Coming on the heels of recent indication by the Kenya Government not to renew agreements with the United States and Europe allowing for the trial of Somali pirates captured off the Somali coast, a Kenya Court on Friday 5 November 2010 acquitted seventeen Somalis accused of piracy for attacking an Egyptian vessel, the MV Amira on May 13 2009.

The men who were arrested in the Gulf of Aden in a joint operation by US and South Korean Navies were the first defendants to be found not guilty under the arrangement whereby Nairobi tries piracy suspects on behalf of foreign governments.

“The prosecution has not proved its case against the accused persons beyond reasonable doubt as required by law, consequently, I find that the accused persons are not guilty of the offence with which they were charged and acquit them," said Magistrate Michael Kizito at a court in Kenya's Mombasa coastal city.

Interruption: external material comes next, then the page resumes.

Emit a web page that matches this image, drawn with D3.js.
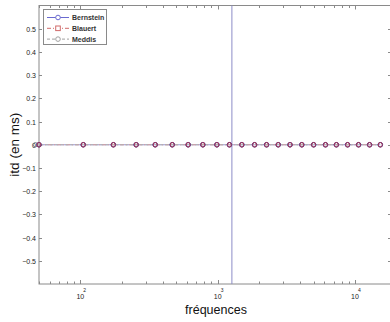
<!DOCTYPE html>
<html>
<head>
<meta charset="utf-8">
<script src="https://cdn.jsdelivr.net/npm/d3@7"></script>
<style>
  body { margin: 0; background: #fff; }
  svg { display: block; font-family: "Liberation Sans", Arial, sans-serif; }
</style>
</head>
<body>
<div id="chart"></div>
<script>
// frequencies (Hz) of the filter channels
var freqs = [50, 105, 174, 255, 351, 467, 610, 780, 987, 1218, 1500, 1858,
    2271, 2762, 3365, 4101, 5000, 6100, 7323, 8837, 10620, 12780, 15300];
var meddisFreqs = [47, 50, 105, 174, 255, 351, 467, 610, 780, 987, 1218, 1500, 1858,
    2271, 2762, 3365, 4101, 5000, 6100, 7323, 8837, 10620, 12780, 15300];

// itd (ms) for each model
var bernstein = [0, 0, 0, 0, 0, 0, 0, 0, 0, 0, 0, 0, 0, 0, 0, 0, 0, 0, 0, 0, 0, 0, 0];
var blauert   = [0, 0, 0, 0, 0, 0, 0, 0, 0, 0, 0, 0, 0, 0, 0, 0, 0, 0, 0, 0, 0, 0, 0];
var meddis    = [0, 0, 0, 0, 0, 0, 0, 0, 0, 0, 0, 0, 0, 0, 0, 0, 0, 0, 0, 0, 0, 0, 0, 0];

var seriesNames = ['Bernstein', 'Blauert', 'Meddis'];
var yTicks = [0.5, 0.4, 0.3, 0.2, 0.1, 0, -0.1, -0.2, -0.3, -0.4, -0.5];
var xTicks = [100, 1000, 10000];
var markerFreq = 1270; // vertical reference line

var W = 390, H = 322;
var pLeft = 39, pRight = 391, pTop = 5.5, pBottom = 284;

var svg = d3.select('#chart').append('svg')
    .attr('width', W).attr('height', H);

var x = d3.scaleLog().domain([50, 18300]).range([pLeft, pRight]);
var y = d3.scaleLinear().domain([-0.6, 0.6]).range([pBottom, pTop]);

var axisColor = '#8a8a8a';

// minor ticks on log axis
var minor = [];
[10, 100, 1000, 10000].forEach(function (d) {
    for (var k = 1; k <= 9; k++) {
        var v = d * k;
        if (v >= x.domain()[0] && v <= x.domain()[1]) minor.push(v);
    }
});

var axes = svg.append('g');

// frame
axes.append('rect')
    .attr('x', pLeft).attr('y', pTop)
    .attr('width', pRight - pLeft).attr('height', pBottom - pTop)
    .attr('fill', 'none').attr('stroke', axisColor).attr('stroke-width', 1);

// x ticks (inward, top and bottom)
minor.forEach(function (v) {
    var len = xTicks.indexOf(v) >= 0 ? 4 : 2.5;
    var px = Math.round(x(v)) + 0.5;
    axes.append('line').attr('x1', px).attr('x2', px)
        .attr('y1', pBottom).attr('y2', pBottom - len)
        .attr('stroke', axisColor);
    axes.append('line').attr('x1', px).attr('x2', px)
        .attr('y1', pTop).attr('y2', pTop + len)
        .attr('stroke', axisColor);
});

// y ticks (inward, left and right)
yTicks.forEach(function (v) {
    var py = Math.round(y(v)) + 0.5;
    axes.append('line').attr('x1', pLeft).attr('x2', pLeft + 3)
        .attr('y1', py).attr('y2', py).attr('stroke', axisColor);
    axes.append('line').attr('x1', pRight).attr('x2', pRight - 3)
        .attr('y1', py).attr('y2', py).attr('stroke', axisColor);
    axes.append('text')
        .attr('x', pLeft - 3).attr('y', py + 2.5)
        .attr('text-anchor', 'end')
        .attr('font-size', 7)
        .attr('fill', '#222')
        .text(v === 0 ? '0' : d3.format('.1f')(v));
});

// x tick labels 10^n
xTicks.forEach(function (v) {
    var px = x(v);
    axes.append('text')
        .attr('x', px).attr('y', 299)
        .attr('text-anchor', 'middle')
        .attr('font-size', 7)
        .attr('fill', '#222')
        .text('10');
    axes.append('text')
        .attr('x', px + 3).attr('y', 292)
        .attr('font-size', 5)
        .attr('fill', '#222')
        .text(Math.round(Math.log10(v)));
});

// axis labels
svg.append('text')
    .attr('x', 216).attr('y', 314)
    .attr('text-anchor', 'middle')
    .attr('font-size', 12.5)
    .attr('fill', '#111')
    .text('fréquences');

svg.append('text')
    .attr('transform', 'translate(19,' + y(0) + ') rotate(-90)')
    .attr('text-anchor', 'middle')
    .attr('font-size', 13.5)
    .attr('fill', '#111')
    .text('itd (en ms)');

// vertical reference line
svg.append('line')
    .attr('x1', x(markerFreq)).attr('x2', x(markerFreq))
    .attr('y1', pTop).attr('y2', pBottom)
    .attr('stroke', '#8c8cc8').attr('stroke-width', 1);

// series
var line = d3.line()
    .x(function (d) { return x(d[0]); })
    .y(function (d) { return y(d[1]); });

var bData = d3.zip(freqs, bernstein);
var lData = d3.zip(freqs, blauert);
var mData = d3.zip(meddisFreqs, meddis);

svg.append('path').datum(bData).attr('d', line)
    .attr('fill', 'none').attr('stroke', '#9a9ad8').attr('stroke-width', 1);
svg.append('path').datum(lData).attr('d', line)
    .attr('fill', 'none').attr('stroke', '#d89a9a').attr('stroke-width', 1)
    .attr('stroke-dasharray', '4,2,1,2');
svg.append('path').datum(mData).attr('d', line)
    .attr('fill', 'none').attr('stroke', '#b0b0b0').attr('stroke-width', 1)
    .attr('stroke-dasharray', '3,2');

svg.append('g').selectAll('circle').data(mData).join('circle')
    .attr('cx', function (d) { return x(d[0]); })
    .attr('cy', function (d) { return y(d[1]); })
    .attr('r', 2.2)
    .attr('fill', 'none').attr('stroke', '#777').attr('stroke-width', 0.9);
svg.append('g').selectAll('circle').data(bData).join('circle')
    .attr('cx', function (d) { return x(d[0]); })
    .attr('cy', function (d) { return y(d[1]); })
    .attr('r', 2.3)
    .attr('fill', 'none').attr('stroke', '#4a3a9c').attr('stroke-width', 1);
svg.append('g').selectAll('rect').data(lData).join('rect')
    .attr('x', function (d) { return x(d[0]) - 1.8; })
    .attr('y', function (d) { return y(d[1]) - 2.2; })
    .attr('width', 3.6).attr('height', 4.4)
    .attr('rx', 1.5)
    .attr('fill', 'none').attr('stroke', '#b8304a').attr('stroke-width', 0.8);

// legend
var lg = svg.append('g');
lg.append('rect')
    .attr('x', 43.5).attr('y', 9.5).attr('width', 63).attr('height', 35)
    .attr('fill', '#fff').attr('stroke', axisColor);

var legendStyles = [
    { stroke: '#6a6ad0', dash: null, marker: 'circle' },
    { stroke: '#d06a6a', dash: '4,2,1,2', marker: 'square' },
    { stroke: '#a0a0a0', dash: '3,2', marker: 'circle' }
];
seriesNames.forEach(function (name, i) {
    var ly = 17.5 + i * 10.8;
    var s = legendStyles[i];
    lg.append('line').attr('x1', 47).attr('x2', 69)
        .attr('y1', ly).attr('y2', ly)
        .attr('stroke', s.stroke)
        .attr('stroke-dasharray', s.dash);
    if (s.marker === 'circle') {
        lg.append('circle').attr('cx', 58).attr('cy', ly).attr('r', 2.3)
            .attr('fill', '#fff').attr('stroke', s.stroke);
    } else {
        lg.append('rect').attr('x', 55.7).attr('y', ly - 2.3)
            .attr('width', 4.6).attr('height', 4.6)
            .attr('fill', '#fff').attr('stroke', s.stroke);
    }
    lg.append('text').attr('x', 72).attr('y', ly + 2.6)
        .attr('font-size', 7).attr('font-weight', 'bold')
        .attr('fill', '#333')
        .text(name);
});
</script>
</body>
</html>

The magistrate did not say whether the suspects would be deported to Somalia.

Some 136 suspected Somali pirates, brought mainly by international navies deployed off Somalia since 2008, are being held in Kenyan prisons and dozens have been sentenced to jail terms.

The latest convictions were in September when a Mombasa court jailed 11 Somalis for five years each for piracy on a Liberian-flagged merchant ship in the Indian Ocean last year.

Kenya and the Seychelles are the only coastal countries to have agreed to try suspects handed over by the foreign navies.